Und bei jeder Lieferung erklären wir dem freundlichen Herrn, dass er bitte NICHT einfach aufs Grundstück kommt und das die Schilder durchaus ernstgemeint sind. Jedes Mal nickt er freundlich, murmelt „Sie müssen hier noch unterschreiben.“ und geht wieder. Beim nächsten Mal stürzt dann wieder jemand zur Rettung des Wahnsinnigen aus dem Haus.

Oder eben nicht. Denn heute morgen war es, als ich aus dem Badezimmer kam und die Meute zwecks Pinkeln in den Freilauf scheuchen wollte – nicht wissend, das ein weisser Lieferwagen vorm Haus parkte. Alle Hunde sortiert, Haustür auf und da stand er, der SPL-Mann mit unserem Paket.

Wie er es geschafft hat, von den Hunden unbemerkt über das ganze Grundstück bis zur Haustür zu gelangen, ist mir ein Rätsel, vielleicht war es auch ganz anders.
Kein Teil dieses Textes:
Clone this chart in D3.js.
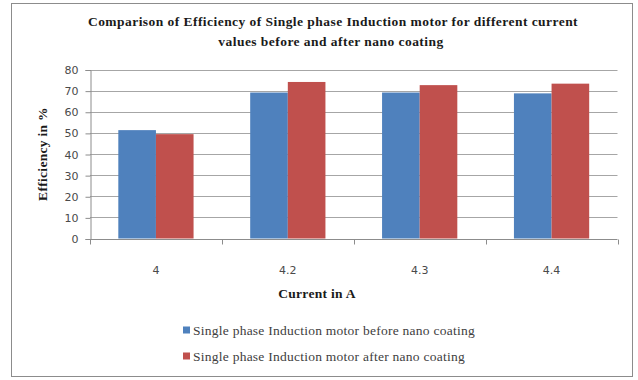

Tacker: „Da kommt die Sau.“
Aleo: „Jetzt alle schön leise sein.“
Peggy: „Ok, ich fang an zu fiepen, dann denkt Normen, dass ich pinkeln muss.“
Afra: „Guter Plan, harhar.“
Isa: „Häh?“
Reggae: „Ok, ich stell ihn von vorne und einer von Euch beisst von hinten rein.“
Nanook: „Ich will als erster.“
Diego: „Nein, ich.“
Baboo: Ruhig jetzt, Normen kommt.“
Boris: „Das wird voll cool.“

Ein paar erfrischende Fakten:

Dreizehn Hunde á 42 Zähne = 546 Argumente, nicht ungefragt das Haus zu betreten. Vier Löcher im Hintern des Boten machen eine Trefferquote von ca. 0,8% aus, sein Aufschrei entsprach 100 dB, also in etwa der Lautstärke einer Kreissäge, mein „Pfuiauslasstdas“, entsprach dem Grenzwert für Hörschäden, wie er in der EU festgelegt ist. Die Worte, die ich schliesslich für den Lieferanten gefunden habe, lagen ausserhalb messbarer Werte … Außerdem die Feststellung, dass auch Superhelden schreien wir Mädchen, aber nunja.
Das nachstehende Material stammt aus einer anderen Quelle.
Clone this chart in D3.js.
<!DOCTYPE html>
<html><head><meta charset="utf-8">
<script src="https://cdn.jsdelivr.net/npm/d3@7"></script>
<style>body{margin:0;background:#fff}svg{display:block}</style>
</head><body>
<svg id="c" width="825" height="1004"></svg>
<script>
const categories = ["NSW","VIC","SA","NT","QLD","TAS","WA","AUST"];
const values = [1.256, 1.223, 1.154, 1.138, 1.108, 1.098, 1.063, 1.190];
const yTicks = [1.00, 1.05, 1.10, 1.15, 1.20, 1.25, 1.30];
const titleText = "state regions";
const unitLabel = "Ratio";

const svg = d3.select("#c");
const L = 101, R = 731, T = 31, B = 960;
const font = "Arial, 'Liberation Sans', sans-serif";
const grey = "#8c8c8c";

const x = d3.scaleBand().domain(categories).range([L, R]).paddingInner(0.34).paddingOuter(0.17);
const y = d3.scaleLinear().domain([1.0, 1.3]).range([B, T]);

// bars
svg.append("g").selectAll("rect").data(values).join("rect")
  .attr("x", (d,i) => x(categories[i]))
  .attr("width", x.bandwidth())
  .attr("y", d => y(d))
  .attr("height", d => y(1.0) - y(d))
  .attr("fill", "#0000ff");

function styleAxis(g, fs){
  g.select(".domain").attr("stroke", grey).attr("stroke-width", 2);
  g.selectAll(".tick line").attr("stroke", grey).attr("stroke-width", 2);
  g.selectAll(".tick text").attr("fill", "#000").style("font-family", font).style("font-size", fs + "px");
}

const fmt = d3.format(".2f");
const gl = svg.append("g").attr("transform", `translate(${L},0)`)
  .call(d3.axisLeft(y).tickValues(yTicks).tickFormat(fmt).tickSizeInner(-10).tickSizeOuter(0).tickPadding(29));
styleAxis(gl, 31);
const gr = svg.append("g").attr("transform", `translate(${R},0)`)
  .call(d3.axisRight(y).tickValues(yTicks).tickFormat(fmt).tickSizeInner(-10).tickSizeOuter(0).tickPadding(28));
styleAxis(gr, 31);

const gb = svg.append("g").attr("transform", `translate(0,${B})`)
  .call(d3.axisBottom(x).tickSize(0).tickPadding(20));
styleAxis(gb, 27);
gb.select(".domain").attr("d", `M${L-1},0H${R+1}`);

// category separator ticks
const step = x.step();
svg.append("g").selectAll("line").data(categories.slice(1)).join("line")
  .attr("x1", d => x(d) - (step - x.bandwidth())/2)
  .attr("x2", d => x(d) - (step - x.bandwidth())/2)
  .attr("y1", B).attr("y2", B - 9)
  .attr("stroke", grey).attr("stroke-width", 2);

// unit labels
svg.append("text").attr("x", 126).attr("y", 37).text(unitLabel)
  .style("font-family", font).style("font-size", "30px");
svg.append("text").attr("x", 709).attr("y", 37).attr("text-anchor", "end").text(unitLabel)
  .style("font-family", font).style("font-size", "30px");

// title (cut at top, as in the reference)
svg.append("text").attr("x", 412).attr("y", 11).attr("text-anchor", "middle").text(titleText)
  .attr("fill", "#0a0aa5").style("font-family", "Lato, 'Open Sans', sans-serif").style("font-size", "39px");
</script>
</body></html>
Ein „Vorsicht bissiger Hund“-Schild am Zaun entbindet den Halter nicht von der Haftung, das gilt auch für zehn „Vorsicht bissiger Hund“-Schilder.

Ein Griff in die Trickkiste der psychologischen Kriegsführung hilft im Fall des Falles schon weiter.

Schritt 1: Erstmal alles verharmlosen.
Schritt 2: Den Schuldigen ausmachen
Schritt 3: Merkwürdige juristische Argumente vorbringen
Schritt 4: Möglichst unauffällig auffällig darauf aufmerksam machen, dass man da jemanden kennt, der für Ärger sorgen könnte.

  1. Also, eigentlich haben die Hundis sich ja nur gefreut, immerhin ist der Lieferant ja mittlerweile so etwas wie ein Freund der Familie und obendrein hatte er auch noch Futter bei sich.
  2. Darüber hinaus wisse er, der Freund der Familie ja, dass hier Hunde leben, schliesslich hängen da Schilder und man habe ihn ja auch mehrfach darauf aufmerksam gemacht, dass der eine oder andere „nicht so nett“ wäre.
  3. Zudem, wenn man es jetzt ganz eng sehen würde, hätte die eine Fellnase sich ganz schön erschreckt, ja, dem armen Tier einfach so den Hintern ins Gebiss zu drücken wär ja ganz schön tierquälerisch und er würde Tiere doch mögen, oder?
  4. Aber wir wollen mal nicht so sein, ist ja nichts weiter passiert, ach der Kratzer, der heilt doch wieder. Aber was mir aufgefallen ist, sind das Sommerreifen da an dem Transporter? Uiuiui, wenn das der Lothar sehen würde, ja, der eine Polizist, auch ein Freund der Familie, das gäbe sicherlich ein Bußgeld.

Treffer versenkt.

Wahre Helden wissen, wann es Zeit ist, sich zurückzuziehen. Und so guckte der Lieferwagenfahrer etwas verduzzt und fuhr wieder. Vorher nickte er noch freundlich und murmelte „Sie müssen hier noch unterschreiben.“ Aber ich bin mir sicher, dass er eines ganz gewiss weiss. Irgendwo muss Kryptonit rumgelegen haben, denn eigentlich ist er unverwundbar.